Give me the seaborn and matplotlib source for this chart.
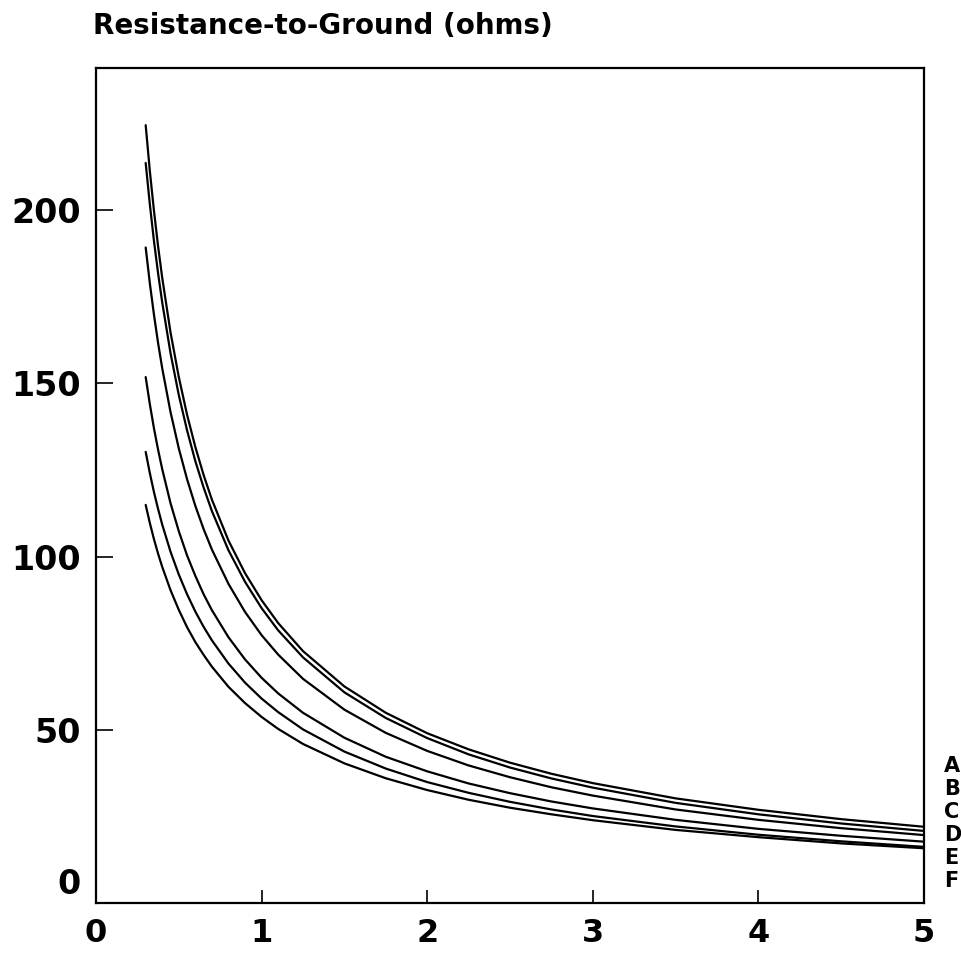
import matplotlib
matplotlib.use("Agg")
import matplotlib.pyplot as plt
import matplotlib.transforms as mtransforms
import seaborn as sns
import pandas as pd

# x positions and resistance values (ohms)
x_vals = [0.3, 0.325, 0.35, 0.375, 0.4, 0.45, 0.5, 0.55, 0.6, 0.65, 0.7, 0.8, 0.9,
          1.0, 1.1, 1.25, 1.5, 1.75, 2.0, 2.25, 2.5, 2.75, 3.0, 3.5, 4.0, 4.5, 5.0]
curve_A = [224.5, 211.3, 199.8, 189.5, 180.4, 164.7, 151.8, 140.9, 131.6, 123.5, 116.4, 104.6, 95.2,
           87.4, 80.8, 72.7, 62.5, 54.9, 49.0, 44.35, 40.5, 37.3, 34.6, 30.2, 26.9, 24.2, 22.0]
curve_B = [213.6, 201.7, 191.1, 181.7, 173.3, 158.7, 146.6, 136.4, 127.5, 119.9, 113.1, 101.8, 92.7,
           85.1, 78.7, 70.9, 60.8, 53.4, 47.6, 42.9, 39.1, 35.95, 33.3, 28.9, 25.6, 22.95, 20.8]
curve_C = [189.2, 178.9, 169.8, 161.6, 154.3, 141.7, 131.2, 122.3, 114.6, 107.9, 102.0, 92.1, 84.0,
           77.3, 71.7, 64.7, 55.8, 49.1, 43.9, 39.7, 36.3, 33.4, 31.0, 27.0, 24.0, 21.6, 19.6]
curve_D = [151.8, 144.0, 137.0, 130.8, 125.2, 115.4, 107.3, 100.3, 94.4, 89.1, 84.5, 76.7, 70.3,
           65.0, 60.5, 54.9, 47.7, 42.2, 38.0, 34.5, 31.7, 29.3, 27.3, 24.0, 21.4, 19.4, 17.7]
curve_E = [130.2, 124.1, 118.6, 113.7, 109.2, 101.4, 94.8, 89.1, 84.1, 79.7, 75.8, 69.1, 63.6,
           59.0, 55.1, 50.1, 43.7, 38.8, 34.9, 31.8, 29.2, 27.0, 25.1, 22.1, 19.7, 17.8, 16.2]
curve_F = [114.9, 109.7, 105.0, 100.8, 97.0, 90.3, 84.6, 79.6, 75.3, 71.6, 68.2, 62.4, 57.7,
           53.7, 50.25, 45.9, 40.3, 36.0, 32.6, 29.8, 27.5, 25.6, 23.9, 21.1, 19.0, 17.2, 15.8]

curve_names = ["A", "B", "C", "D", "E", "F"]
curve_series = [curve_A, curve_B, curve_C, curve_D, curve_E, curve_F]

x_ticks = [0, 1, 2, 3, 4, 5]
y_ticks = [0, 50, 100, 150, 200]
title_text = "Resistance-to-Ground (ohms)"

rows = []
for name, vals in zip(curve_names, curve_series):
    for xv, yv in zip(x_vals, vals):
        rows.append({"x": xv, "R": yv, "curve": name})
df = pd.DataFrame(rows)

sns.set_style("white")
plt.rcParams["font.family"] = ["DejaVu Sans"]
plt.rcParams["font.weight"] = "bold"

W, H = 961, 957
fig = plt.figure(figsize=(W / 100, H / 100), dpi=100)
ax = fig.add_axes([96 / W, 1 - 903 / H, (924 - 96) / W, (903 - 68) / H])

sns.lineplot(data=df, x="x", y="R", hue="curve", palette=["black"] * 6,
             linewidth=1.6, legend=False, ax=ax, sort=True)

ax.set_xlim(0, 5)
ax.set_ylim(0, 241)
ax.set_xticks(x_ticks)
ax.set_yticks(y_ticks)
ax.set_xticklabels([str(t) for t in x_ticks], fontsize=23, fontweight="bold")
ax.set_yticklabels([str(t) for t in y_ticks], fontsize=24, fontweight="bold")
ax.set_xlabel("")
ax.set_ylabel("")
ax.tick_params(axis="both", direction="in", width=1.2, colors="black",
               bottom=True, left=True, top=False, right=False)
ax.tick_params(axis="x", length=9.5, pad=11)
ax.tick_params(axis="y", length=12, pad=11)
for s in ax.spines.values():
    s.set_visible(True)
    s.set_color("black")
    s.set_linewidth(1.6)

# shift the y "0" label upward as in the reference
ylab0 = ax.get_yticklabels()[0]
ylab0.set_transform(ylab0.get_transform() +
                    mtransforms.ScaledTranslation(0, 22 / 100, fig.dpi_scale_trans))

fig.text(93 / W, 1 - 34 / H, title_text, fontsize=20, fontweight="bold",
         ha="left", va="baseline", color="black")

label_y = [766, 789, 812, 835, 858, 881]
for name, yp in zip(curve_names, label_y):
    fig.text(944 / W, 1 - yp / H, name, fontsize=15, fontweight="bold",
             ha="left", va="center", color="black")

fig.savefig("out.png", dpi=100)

* **What is needed**
Pick out and copy the lines of the material that include the word "matplotlib".

* **Solution to the exercise**
Give me the seaborn and matplotlib source for this chart.
import matplotlib
matplotlib.use("Agg")
import matplotlib.pyplot as plt
import matplotlib.transforms as mtransforms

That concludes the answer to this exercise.